In a good story, something needs to physically happen. Perhaps this opinion is a roaring failing in this reviewer, who cannot stand stories of tiny social and emotional ripples and gradations, the endless tales of inner turmoil that continue to be inflicted on an unsuspecting universe itching for a kiss or a fight at least. Even the most beautifully written story, like “Matinée de Septembre” here, in which nothing happens anywhere other than inside the heroine is not a good story. Incidentally, any story written in English but titled in French is almost certainly not a good story.

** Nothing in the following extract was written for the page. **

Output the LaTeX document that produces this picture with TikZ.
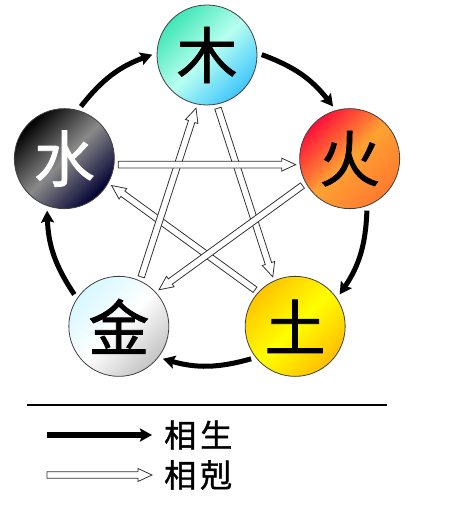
\documentclass[tikz,border=0pt]{standalone}
\usepackage{fontspec}
\newfontfamily\cjk{Noto Sans CJK SC}[FakeBold=1.2]
\usetikzlibrary{positioning,arrows.meta,calc}

\definecolor{woodA}{HTML}{40E6B6}
\definecolor{woodB}{HTML}{B8FFF0}
\definecolor{woodC}{HTML}{40C6FF}
\definecolor{fireA}{HTML}{FF1038}
\definecolor{fireB}{HTML}{FFA232}
\definecolor{fireC}{HTML}{FF7A30}
\definecolor{earthA}{HTML}{FFC400}
\definecolor{earthB}{HTML}{FFFF00}
\definecolor{earthC}{HTML}{FFBE00}
\definecolor{metalA}{HTML}{D6F8FF}
\definecolor{metalB}{HTML}{FFFFFF}
\definecolor{metalC}{HTML}{C4C4C4}
\definecolor{waterA}{HTML}{000000}
\definecolor{waterB}{HTML}{8A8A8A}
\definecolor{waterC}{HTML}{000033}

\pgfdeclarehorizontalshading{woodgrad}{100bp}{color(0bp)=(woodA); color(25bp)=(woodA);
  color(50bp)=(woodB); color(75bp)=(woodC); color(100bp)=(woodC)}
\pgfdeclarehorizontalshading{firegrad}{100bp}{color(0bp)=(fireA); color(25bp)=(fireA);
  color(50bp)=(fireB); color(75bp)=(fireC); color(100bp)=(fireC)}
\pgfdeclarehorizontalshading{earthgrad}{100bp}{color(0bp)=(earthA); color(25bp)=(earthA);
  color(50bp)=(earthB); color(75bp)=(earthC); color(100bp)=(earthC)}
\pgfdeclarehorizontalshading{metalgrad}{100bp}{color(0bp)=(metalA); color(25bp)=(metalA);
  color(50bp)=(metalB); color(75bp)=(metalC); color(100bp)=(metalC)}
\pgfdeclarehorizontalshading{watergrad}{100bp}{color(0bp)=(waterA); color(25bp)=(waterA);
  color(50bp)=(waterB); color(75bp)=(waterC); color(100bp)=(waterC)}

% hollow arrow between two points, and between two elements
\newcommand\kepoly[2]{%
  \coordinate (kh) at ($(#2)!14pt!(#1)$);
  \draw[ke] ($(#1)!3.3pt!90:(#2)$) -- ($(kh)!3.3pt!90:(#2)$) -- ($(kh)!6.5pt!90:(#2)$)
    -- (#2) -- ($(kh)!6.5pt!-90:(#2)$) -- ($(kh)!3.3pt!-90:(#2)$) -- ($(#1)!3.3pt!-90:(#2)$) -- cycle;}
\newcommand\kearrow[2]{%
  \coordinate (#1#2a) at ($(#1)!6pt!-90:(#2)$);
  \coordinate (#1#2b) at ($(#2)!6pt!90:(#1)$);
  \coordinate (#1#2s) at ($(#1#2a)!54pt!(#1#2b)$);
  \coordinate (#1#2e) at ($(#1#2b)!54pt!(#1#2a)$);
  \kepoly{#1#2s}{#1#2e}}

\begin{document}
\begin{tikzpicture}[
  elem/.style={circle,draw=black!75,line width=0.8pt,minimum size=100pt,inner sep=0pt,
    shade,shading angle=-45,font=\cjk\fontsize{61}{61}\selectfont},
  sheng/.style={line width=5pt,-{Stealth[length=12pt,width=13pt,inset=2pt]}},
  ke/.style={draw=black!80,line width=0.8pt,fill=white,line join=miter},
  legtxt/.style={inner sep=0pt,font=\cjk\fontsize{32}{32}\selectfont},
]
  \useasboundingbox (0pt,0pt) rectangle (469pt,516pt);
  \coordinate (c) at (207pt,311pt);
  \node[elem,shading=woodgrad] (mu) at ($(c)+(90:150pt)$) {木};
  \node[elem,shading=firegrad] (huo) at ($(c)+(18:150pt)$) {火};
  \node[elem,shading=earthgrad] (tu) at ($(c)+(-54:150pt)$) {土};
  \node[elem,shading=metalgrad] (jin) at ($(c)+(-126:150pt)$) {金};
  \node[elem,shading=watergrad,text=white] (shui) at ($(c)+(162:150pt)$) {水};
  % generating cycle
  \draw[sheng] ($(c)!160pt!-20:(mu)$) to[bend left=16] ($(c)!160pt!20:(huo)$);
  \draw[sheng] ($(c)!160pt!-20:(huo)$) to[bend left=16] ($(c)!160pt!20:(tu)$);
  \draw[sheng] ($(c)!160pt!-20:(tu)$) to[bend left=16] ($(c)!160pt!20:(jin)$);
  \draw[sheng] ($(c)!160pt!-20:(jin)$) to[bend left=16] ($(c)!160pt!20:(shui)$);
  \draw[sheng] ($(c)!160pt!-20:(shui)$) to[bend left=16] ($(c)!160pt!20:(mu)$);
  % overcoming cycle
  \kearrow{mu}{tu}
  \kearrow{tu}{shui}
  \kearrow{huo}{jin}
  \kearrow{jin}{mu}
  \kearrow{shui}{huo}
  % legend
  \draw[line width=1.3pt] (27pt,111pt) -- (387pt,111pt);
  \coordinate (l1a) at (47pt,81pt);
  \coordinate (l1b) at (152pt,81pt);
  \draw[sheng,line width=5.5pt] (l1a) -- (l1b);
  \node[legtxt,right=12pt of l1b] (lsheng) {相\hspace{4pt}生};
  \coordinate (l2a) at (47pt,41pt);
  \coordinate (l2b) at (152pt,41pt);
  \kepoly{l2a}{l2b}
  \node[legtxt,right=12pt of l2b] (lke) {相\hspace{4pt}剋};
\end{tikzpicture}
\end{document}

A fine writer will here and there write a passage so perfect that you find yourself, no kidding, gasping with a sort of awe and respect not just for the craft but for the crazy human itch that made the writer yearn to write sentences that catch the joy and pain of this life so well. A wife (and mother of two) returned to the marital abode to get her last possessions as her new lover waited in an idling van at the curb. Her husband stood at the front door watching as the children

kept nodding and smiling and weeping and hugging her, their little hands and faces holding and searching and wondering why this was all happening and why couldn’t she stay with them and be their mother and she would always be their mother no matter what and someday she was sure they’d understand and Adrian [the husband] went into the house and vomited, because he felt so helpless, so totally lost in the tears of things, so angry and heart-rent and utterly helpless, and their mother’s voice trailing off as she left them on the porch waving and sobbing and jumped into the van with her lover and drove off.

Of course that scene has to be rendered headlong, speeding, horrifying; to write that in reasonable sentences would be a lie. Boy, can Thomas Lynch write.

“All my stories are about the action of grace on a character who is not very willing to support it,” said Flannery O’Connor, the greatest Catholic writer this country ever hatched, and maybe that line is the best explanation not only of Apparition and Late Fictions but of all the best fiction with a spiritual bent—works by authors from Andre Dubus to Cynthia Ozick to J. F. Powers to Frank O’Connor to Tim Winton. There is religious writing, which can be interesting, and then there is spiritual writing, which is a much deeper ocean.

It is rare to find a writer who is superb at more than one form; most writers are lucky to find the streambed in which their water flows most naturally and to best effect. One measurement of really stunning accomplishment is a writer’s mastery of several forms, like that of the good Presbyterian Robert Louis Steven son, who wrote terrible plays, thank God, or we could not bear his brilliance. So I salute Lynch, superb in two forms, nonfiction and poetry, and diving into a third. We have to admire inky ambition, which is all the more refreshing when we ponder the sea of self-help babble that is published instead of stories about the action of grace on dunderheads like us.

Speaking of seas of unfortunate ink, there are any number of mediocre tomes about Irish-American and American-Irish matters, and Lynch’s Booking Passage is not one of them. Booking Passage is even better than Peter Quinn’s Looking for Jimmy, which is a remarkable thing to write.

Let us cut to the chase, review-wise. Half of Thomas Lynch’s new book is very fine—the novella Apparition. Half of the other four stories are excellent. You should read half of the four prose books the man has written as fast as you can procure them, then wander at your leisure through the rest of his work. He’s one of the best writers we have—perceptive, graceful, huge-hearted and twice as good as most everyone else.